* **Work to complete**
Begin with the first line below and retype each line exactly through the line containing "const gridColor = '#8c8c8c';". Any pictures are to be left out.

* **Available data**
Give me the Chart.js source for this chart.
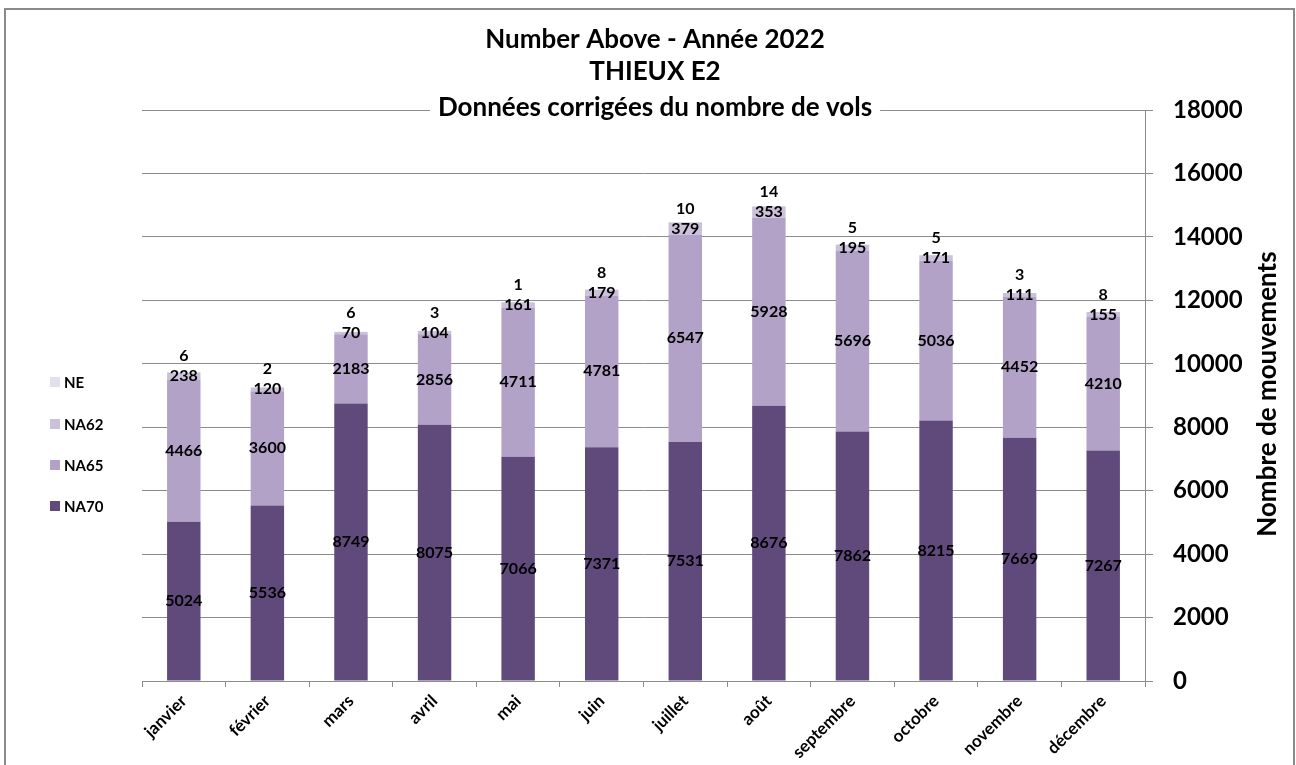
<!DOCTYPE html>
<html><head><meta charset="utf-8">
<script src="https://cdn.jsdelivr.net/npm/chart.js@4/dist/chart.umd.min.js"></script>
<style>html,body{margin:0;padding:0;background:#fff}#wrap{width:1296px;height:765px;position:relative}canvas{display:block}</style>
</head><body><div id="wrap"><canvas id="c" width="1296" height="765"></canvas></div>
<script>
const months = ['janvier','février','mars','avril','mai','juin','juillet','août','septembre','octobre','novembre','décembre'];
const NA70 = [5024, 5536, 8749, 8075, 7066, 7371, 7531, 8676, 7862, 8215, 7669, 7267];
const NA65 = [4466, 3600, 2183, 2856, 4711, 4781, 6547, 5928, 5696, 5036, 4452, 4210];
const NA62 = [238, 120, 70, 104, 161, 179, 379, 353, 195, 171, 111, 155];
const NE = [6, 2, 6, 3, 1, 8, 10, 14, 5, 5, 3, 8];
const titleLines = ['Number Above - Année 2022', 'THIEUX E2', 'Données corrigées du nombre de vols'];
const yAxisTitle = 'Nombre de mouvements';
const yMin = 0, yMax = 18000, yStep = 2000;

const FONT = 'Lato, "Open Sans", sans-serif';
const colors = {NA70:'#5f4a7b', NA65:'#b3a2c7', NA62:'#ccc1da', NE:'#e4dfec'};
const legendOrder = ['NE','NA62','NA65','NA70'];
const gridColor = '#8c8c8c';

const decor = {
  id:'decor',
  beforeDraw(chart){
    const ctx = chart.ctx;
    ctx.save();
    ctx.fillStyle = '#fff';
    ctx.fillRect(0,0,chart.width,chart.height);
    ctx.strokeStyle = '#8a8a8a';
    ctx.lineWidth = 2;
    ctx.strokeRect(5, 9, 1289, 800);
    ctx.restore();
  },
  afterDatasetsDraw(chart){
    const ctx = chart.ctx;
    ctx.save();
    ctx.fillStyle = '#000';
    ctx.font = 'bold 16px ' + FONT;
    ctx.textAlign = 'center';
    ctx.textBaseline = 'middle';
    const na62Centers = [];
    chart.data.datasets.forEach((ds, di) => {
      const meta = chart.getDatasetMeta(di);
      meta.data.forEach((bar, i) => {
        const v = ds.data[i];
        let y;
        if (ds.label === 'NE') {
          y = na62Centers[i] - 20;
        } else {
          y = (bar.y + bar.base) / 2;
          if (ds.label === 'NA62') na62Centers[i] = y;
        }
        ctx.fillText(String(v), bar.x, y);
      });
    });
    ctx.restore();
  },
  afterDraw(chart){
    const ctx = chart.ctx;
    ctx.save();
    ctx.font = 'bold 26px ' + FONT;
    ctx.textAlign = 'center';
    ctx.textBaseline = 'middle';
    const ys = [40, 72, 108];
    const cx = 655;
    titleLines.forEach((t, i) => {
      if (i === 2) {
        const w = ctx.measureText(t).width;
        ctx.fillStyle = '#fff';
        ctx.fillRect(cx - w/2 - 8, ys[i] - 15, w + 16, 30);
      }
      ctx.fillStyle = '#000';
      ctx.fillText(t, cx, ys[i]);
    });
    ctx.save();
    ctx.translate(1268, 394);
    ctx.rotate(-Math.PI/2);
    ctx.fillText(yAxisTitle, 0, 0);
    ctx.restore();
    ctx.font = 'bold 15px ' + FONT;
    ctx.textAlign = 'left';
    const ly = [382, 424, 465, 506];
    legendOrder.forEach((name, i) => {
      ctx.fillStyle = colors[name];
      ctx.fillRect(50, ly[i] - 5, 10, 10);
      ctx.fillStyle = '#000';
      ctx.fillText(name, 64, ly[i] + 1);
    });
    ctx.restore();
  }
};

new Chart(document.getElementById('c'), {
  type: 'bar',
  data: {
    labels: months,
    datasets: [
      {label:'NA70', data:NA70, backgroundColor:colors.NA70},
      {label:'NA65', data:NA65, backgroundColor:colors.NA65},
      {label:'NA62', data:NA62, backgroundColor:colors.NA62},
      {label:'NE', data:NE, backgroundColor:colors.NE}
    ]
  },
  options: {
    responsive: false,
    animation: false,
    devicePixelRatio: 1,
    layout: {padding: {left:142, top:110, right:0, bottom:0}},
    datasets: {bar: {barPercentage:0.4, categoryPercentage:1, borderWidth:0}},
    plugins: {legend:{display:false}, title:{display:false}, tooltip:{enabled:false}},
    scales: {
      x: {
        stacked: true,
        grid: {display:true, drawOnChartArea:false, offset:true, tickLength:6, color:gridColor},
        border: {display:true, color:gridColor, width:1},
        ticks: {maxRotation:45, minRotation:45, color:'#000', padding:4, font:{family:FONT, size:17, weight:'bold'}},
        afterFit(s){ s.height = 84; }
      },
      y: {
        stacked: true,
        position: 'right',
        min: yMin, max: yMax,
        grid: {color:gridColor, tickLength:8},
        border: {display:true, color:gridColor, width:1},
        ticks: {stepSize:yStep, color:'#000', padding:20, font:{family:FONT, size:24, weight:'bold'},
                callback: v => String(v)},
        afterFit(s){ s.width = 151; }
      }
    }
  },
  plugins: [decor]
});
</script>
</body></html>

* **Reply**
Give me the Chart.js source for this chart.
<!DOCTYPE html>
<html><head><meta charset="utf-8">
<script src="https://cdn.jsdelivr.net/npm/chart.js@4/dist/chart.umd.min.js"></script>
<style>html,body{margin:0;padding:0;background:#fff}#wrap{width:1296px;height:765px;position:relative}canvas{display:block}</style>
</head><body><div id="wrap"><canvas id="c" width="1296" height="765"></canvas></div>
<script>
const months = ['janvier','février','mars','avril','mai','juin','juillet','août','septembre','octobre','novembre','décembre'];
const NA70 = [5024, 5536, 8749, 8075, 7066, 7371, 7531, 8676, 7862, 8215, 7669, 7267];
const NA65 = [4466, 3600, 2183, 2856, 4711, 4781, 6547, 5928, 5696, 5036, 4452, 4210];
const NA62 = [238, 120, 70, 104, 161, 179, 379, 353, 195, 171, 111, 155];
const NE = [6, 2, 6, 3, 1, 8, 10, 14, 5, 5, 3, 8];
const titleLines = ['Number Above - Année 2022', 'THIEUX E2', 'Données corrigées du nombre de vols'];
const yAxisTitle = 'Nombre de mouvements';
const yMin = 0, yMax = 18000, yStep = 2000;

const FONT = 'Lato, "Open Sans", sans-serif';
const colors = {NA70:'#5f4a7b', NA65:'#b3a2c7', NA62:'#ccc1da', NE:'#e4dfec'};
const legendOrder = ['NE','NA62','NA65','NA70'];
const gridColor = '#8c8c8c';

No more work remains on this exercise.